INSTRUCTIONS TO FOLLOW: Repeat the line that contains "Write a LaTeX", the line that contains "(0,0) rectangle (514pt,224.5pt);", and all lines between them, exactly and with no other lines.

TASK INPUT:
--------------------------------

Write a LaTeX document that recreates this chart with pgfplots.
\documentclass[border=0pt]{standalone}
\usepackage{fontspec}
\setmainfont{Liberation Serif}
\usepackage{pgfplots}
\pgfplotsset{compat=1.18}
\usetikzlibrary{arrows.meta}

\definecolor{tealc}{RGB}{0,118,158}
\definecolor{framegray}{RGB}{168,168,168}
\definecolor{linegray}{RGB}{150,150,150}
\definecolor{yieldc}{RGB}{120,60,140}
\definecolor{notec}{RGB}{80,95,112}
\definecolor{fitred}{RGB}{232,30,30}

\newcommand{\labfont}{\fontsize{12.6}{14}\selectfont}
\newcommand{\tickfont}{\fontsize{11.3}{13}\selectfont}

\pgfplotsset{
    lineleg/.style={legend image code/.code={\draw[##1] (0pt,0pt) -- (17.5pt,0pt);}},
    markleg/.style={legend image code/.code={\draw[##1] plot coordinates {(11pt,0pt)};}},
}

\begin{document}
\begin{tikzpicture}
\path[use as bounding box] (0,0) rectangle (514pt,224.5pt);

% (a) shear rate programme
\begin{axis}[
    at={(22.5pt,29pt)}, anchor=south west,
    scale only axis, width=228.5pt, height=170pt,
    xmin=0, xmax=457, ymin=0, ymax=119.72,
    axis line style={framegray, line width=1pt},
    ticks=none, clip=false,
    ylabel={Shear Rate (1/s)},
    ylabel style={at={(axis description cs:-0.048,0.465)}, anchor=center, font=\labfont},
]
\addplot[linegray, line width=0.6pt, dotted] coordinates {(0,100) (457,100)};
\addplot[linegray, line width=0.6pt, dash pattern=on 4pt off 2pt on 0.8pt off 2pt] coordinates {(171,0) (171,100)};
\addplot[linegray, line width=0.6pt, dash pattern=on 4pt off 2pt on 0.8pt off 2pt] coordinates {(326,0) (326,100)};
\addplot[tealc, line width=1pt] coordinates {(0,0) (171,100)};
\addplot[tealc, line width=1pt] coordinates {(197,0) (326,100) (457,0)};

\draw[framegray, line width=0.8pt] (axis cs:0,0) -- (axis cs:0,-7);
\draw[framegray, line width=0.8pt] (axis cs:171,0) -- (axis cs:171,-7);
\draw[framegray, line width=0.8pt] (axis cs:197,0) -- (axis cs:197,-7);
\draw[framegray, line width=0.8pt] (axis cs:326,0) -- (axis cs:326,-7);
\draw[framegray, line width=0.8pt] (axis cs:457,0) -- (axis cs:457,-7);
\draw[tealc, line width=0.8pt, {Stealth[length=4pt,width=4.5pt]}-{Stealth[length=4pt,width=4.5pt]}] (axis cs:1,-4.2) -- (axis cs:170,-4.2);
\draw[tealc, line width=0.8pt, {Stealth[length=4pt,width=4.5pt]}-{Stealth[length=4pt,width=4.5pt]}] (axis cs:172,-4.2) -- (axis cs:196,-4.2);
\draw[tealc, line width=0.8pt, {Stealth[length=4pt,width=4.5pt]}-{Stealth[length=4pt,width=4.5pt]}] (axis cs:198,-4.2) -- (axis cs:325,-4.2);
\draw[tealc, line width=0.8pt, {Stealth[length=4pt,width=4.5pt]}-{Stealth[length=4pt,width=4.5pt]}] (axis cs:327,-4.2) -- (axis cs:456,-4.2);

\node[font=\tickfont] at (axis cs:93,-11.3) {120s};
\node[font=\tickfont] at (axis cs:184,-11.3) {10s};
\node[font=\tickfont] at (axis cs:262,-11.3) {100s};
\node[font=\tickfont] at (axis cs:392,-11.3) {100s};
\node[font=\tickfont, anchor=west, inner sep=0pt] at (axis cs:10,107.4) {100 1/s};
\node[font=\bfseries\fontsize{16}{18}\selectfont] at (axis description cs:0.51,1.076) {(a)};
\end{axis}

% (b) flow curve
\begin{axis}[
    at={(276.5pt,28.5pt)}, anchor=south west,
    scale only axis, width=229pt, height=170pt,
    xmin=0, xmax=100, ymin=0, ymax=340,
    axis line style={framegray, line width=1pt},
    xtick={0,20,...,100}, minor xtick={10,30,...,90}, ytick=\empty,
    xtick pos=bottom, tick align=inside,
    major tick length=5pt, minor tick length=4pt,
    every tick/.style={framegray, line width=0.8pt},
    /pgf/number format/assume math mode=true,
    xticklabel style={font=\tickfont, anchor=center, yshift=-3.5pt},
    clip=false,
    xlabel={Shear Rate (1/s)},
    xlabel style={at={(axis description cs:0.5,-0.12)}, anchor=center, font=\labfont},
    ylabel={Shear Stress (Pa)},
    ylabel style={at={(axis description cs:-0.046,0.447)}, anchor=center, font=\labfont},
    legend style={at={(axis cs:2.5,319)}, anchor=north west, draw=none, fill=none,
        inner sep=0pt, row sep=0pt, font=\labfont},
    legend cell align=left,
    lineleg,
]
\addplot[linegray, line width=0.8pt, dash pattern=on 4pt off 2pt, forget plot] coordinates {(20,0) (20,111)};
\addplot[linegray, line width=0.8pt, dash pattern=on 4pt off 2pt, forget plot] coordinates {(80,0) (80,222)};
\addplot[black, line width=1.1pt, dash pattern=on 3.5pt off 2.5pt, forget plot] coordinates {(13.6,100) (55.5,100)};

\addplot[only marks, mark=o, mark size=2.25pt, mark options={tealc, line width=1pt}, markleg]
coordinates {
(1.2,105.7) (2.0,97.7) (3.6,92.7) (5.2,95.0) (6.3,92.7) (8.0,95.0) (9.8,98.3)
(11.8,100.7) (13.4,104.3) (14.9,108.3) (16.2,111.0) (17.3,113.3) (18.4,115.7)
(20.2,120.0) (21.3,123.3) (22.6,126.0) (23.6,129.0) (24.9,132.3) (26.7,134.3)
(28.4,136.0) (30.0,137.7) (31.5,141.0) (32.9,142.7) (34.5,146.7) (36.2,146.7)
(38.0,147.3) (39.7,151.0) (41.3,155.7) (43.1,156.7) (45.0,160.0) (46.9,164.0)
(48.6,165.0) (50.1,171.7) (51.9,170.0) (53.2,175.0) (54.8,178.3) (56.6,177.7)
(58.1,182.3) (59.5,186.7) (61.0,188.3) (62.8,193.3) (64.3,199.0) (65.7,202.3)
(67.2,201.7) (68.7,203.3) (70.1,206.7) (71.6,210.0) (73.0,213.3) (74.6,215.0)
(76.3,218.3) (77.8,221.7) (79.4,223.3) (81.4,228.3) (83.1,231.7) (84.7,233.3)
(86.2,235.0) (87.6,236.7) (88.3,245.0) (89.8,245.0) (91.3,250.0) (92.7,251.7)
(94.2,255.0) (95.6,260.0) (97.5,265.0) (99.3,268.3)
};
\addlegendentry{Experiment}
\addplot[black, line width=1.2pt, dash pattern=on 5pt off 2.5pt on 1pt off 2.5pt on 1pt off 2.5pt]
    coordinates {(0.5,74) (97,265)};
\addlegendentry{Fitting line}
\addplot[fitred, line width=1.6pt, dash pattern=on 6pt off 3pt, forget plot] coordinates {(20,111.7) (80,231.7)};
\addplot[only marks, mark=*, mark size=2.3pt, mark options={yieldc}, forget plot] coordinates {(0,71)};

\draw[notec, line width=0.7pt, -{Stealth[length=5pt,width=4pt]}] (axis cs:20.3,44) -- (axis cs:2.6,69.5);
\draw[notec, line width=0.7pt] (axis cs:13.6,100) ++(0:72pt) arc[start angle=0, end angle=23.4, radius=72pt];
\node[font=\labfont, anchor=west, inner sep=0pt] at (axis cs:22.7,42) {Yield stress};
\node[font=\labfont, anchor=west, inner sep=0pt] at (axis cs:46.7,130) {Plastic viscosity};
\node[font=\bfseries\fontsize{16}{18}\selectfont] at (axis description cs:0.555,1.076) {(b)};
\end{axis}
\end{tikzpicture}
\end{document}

--------------------------------

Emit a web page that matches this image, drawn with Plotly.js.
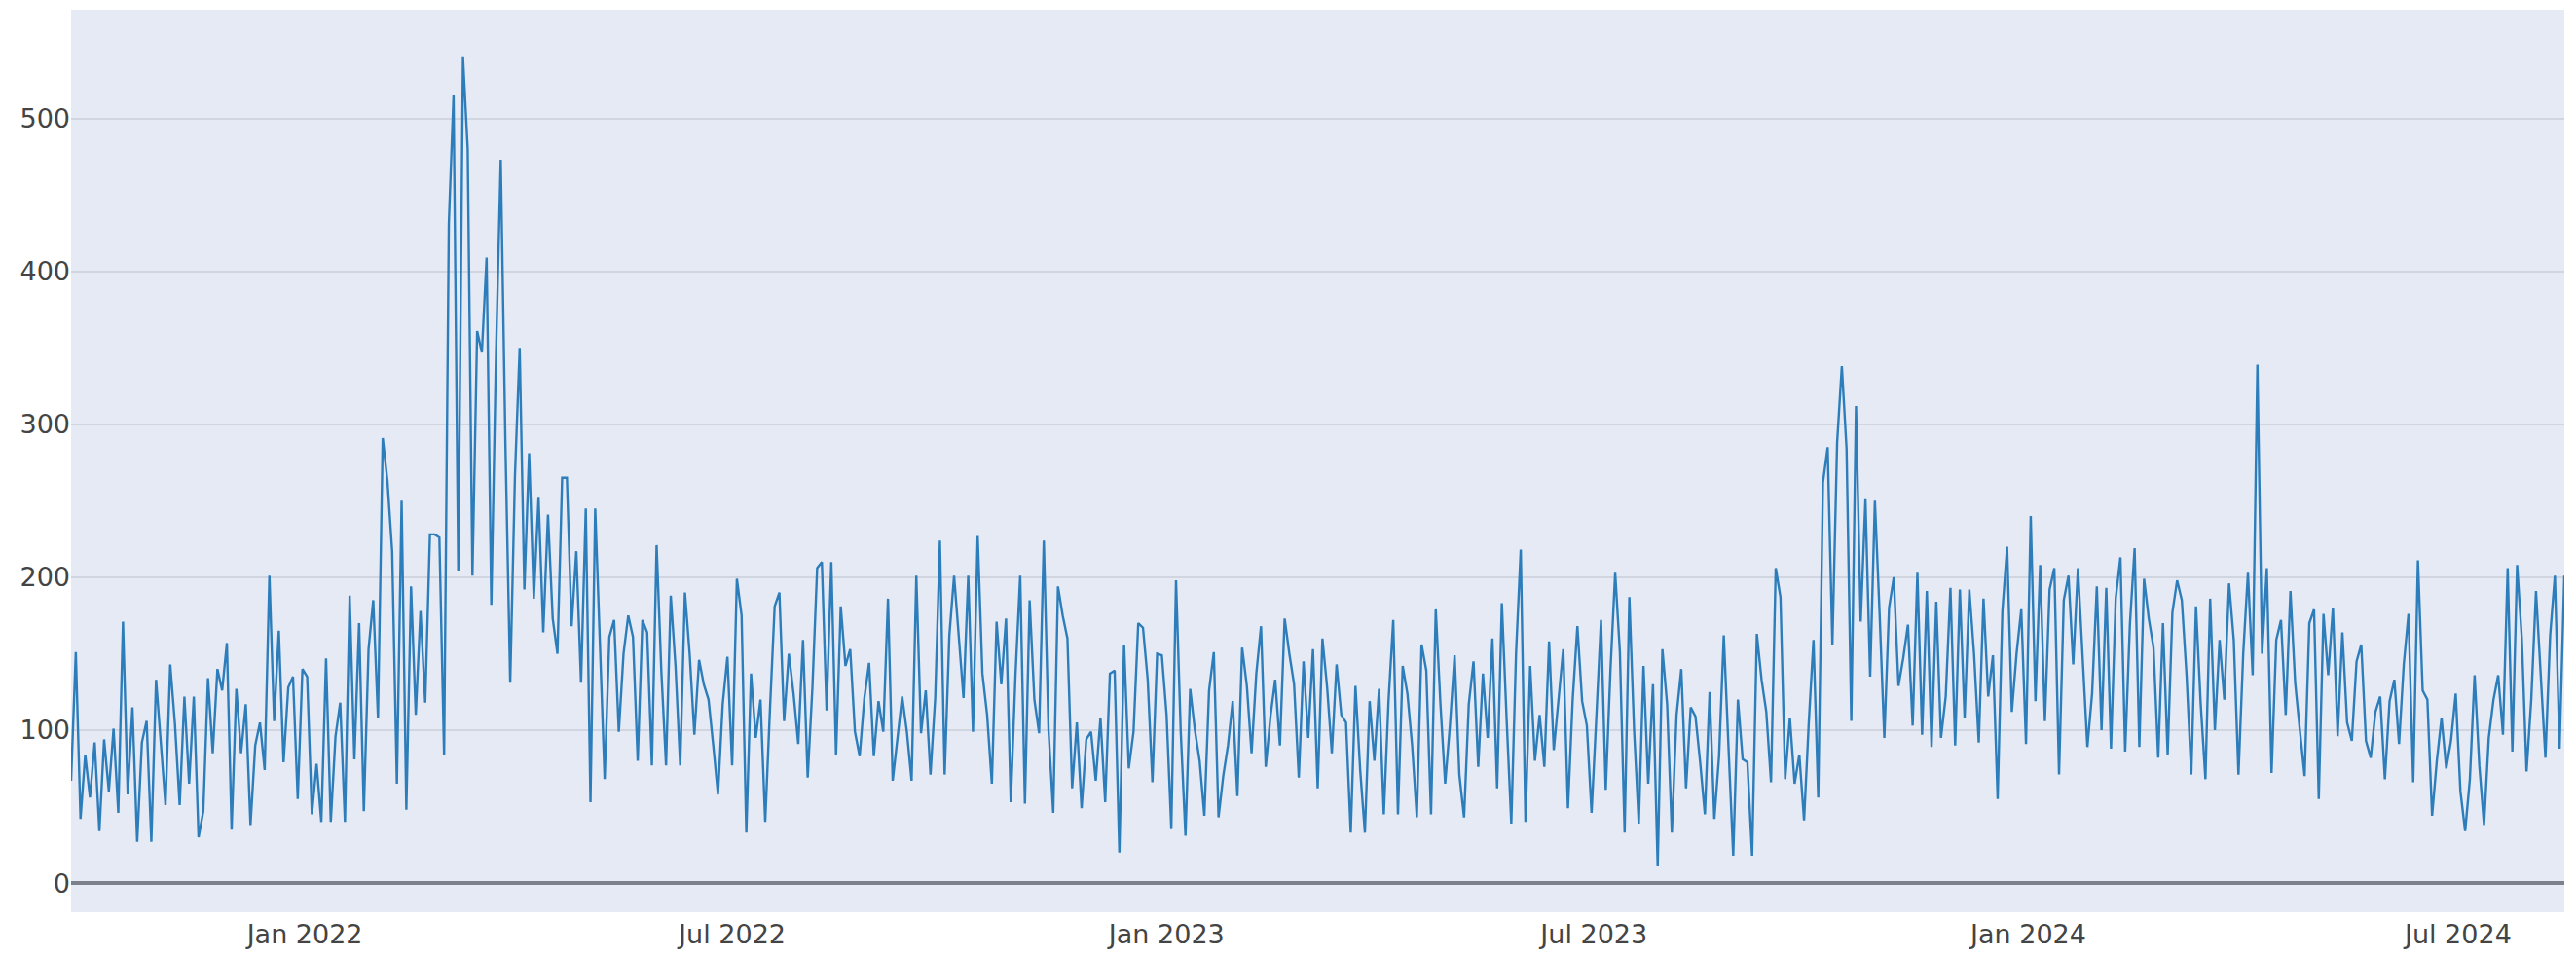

--------------------------------

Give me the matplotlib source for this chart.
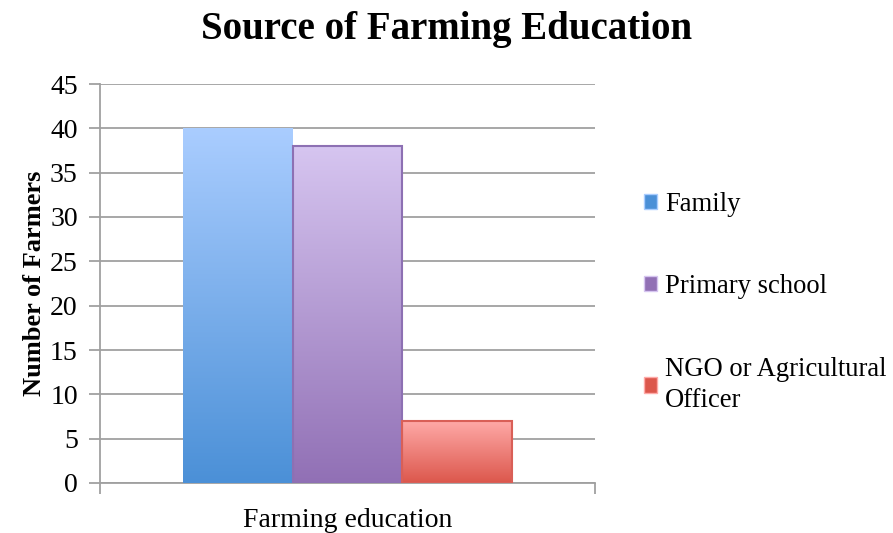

--------------------------------

RESULT FOR THIS TASK:
Write a LaTeX document that recreates this chart with pgfplots.
\documentclass[border=0pt]{standalone}
\usepackage{fontspec}
\setmainfont{Liberation Serif}
\usepackage{pgfplots}
\pgfplotsset{compat=1.18}
\usetikzlibrary{arrows.meta}

\definecolor{tealc}{RGB}{0,118,158}
\definecolor{framegray}{RGB}{168,168,168}
\definecolor{linegray}{RGB}{150,150,150}
\definecolor{yieldc}{RGB}{120,60,140}
\definecolor{notec}{RGB}{80,95,112}
\definecolor{fitred}{RGB}{232,30,30}

\newcommand{\labfont}{\fontsize{12.6}{14}\selectfont}
\newcommand{\tickfont}{\fontsize{11.3}{13}\selectfont}

\pgfplotsset{
    lineleg/.style={legend image code/.code={\draw[##1] (0pt,0pt) -- (17.5pt,0pt);}},
    markleg/.style={legend image code/.code={\draw[##1] plot coordinates {(11pt,0pt)};}},
}

\begin{document}
\begin{tikzpicture}
\path[use as bounding box] (0,0) rectangle (514pt,224.5pt);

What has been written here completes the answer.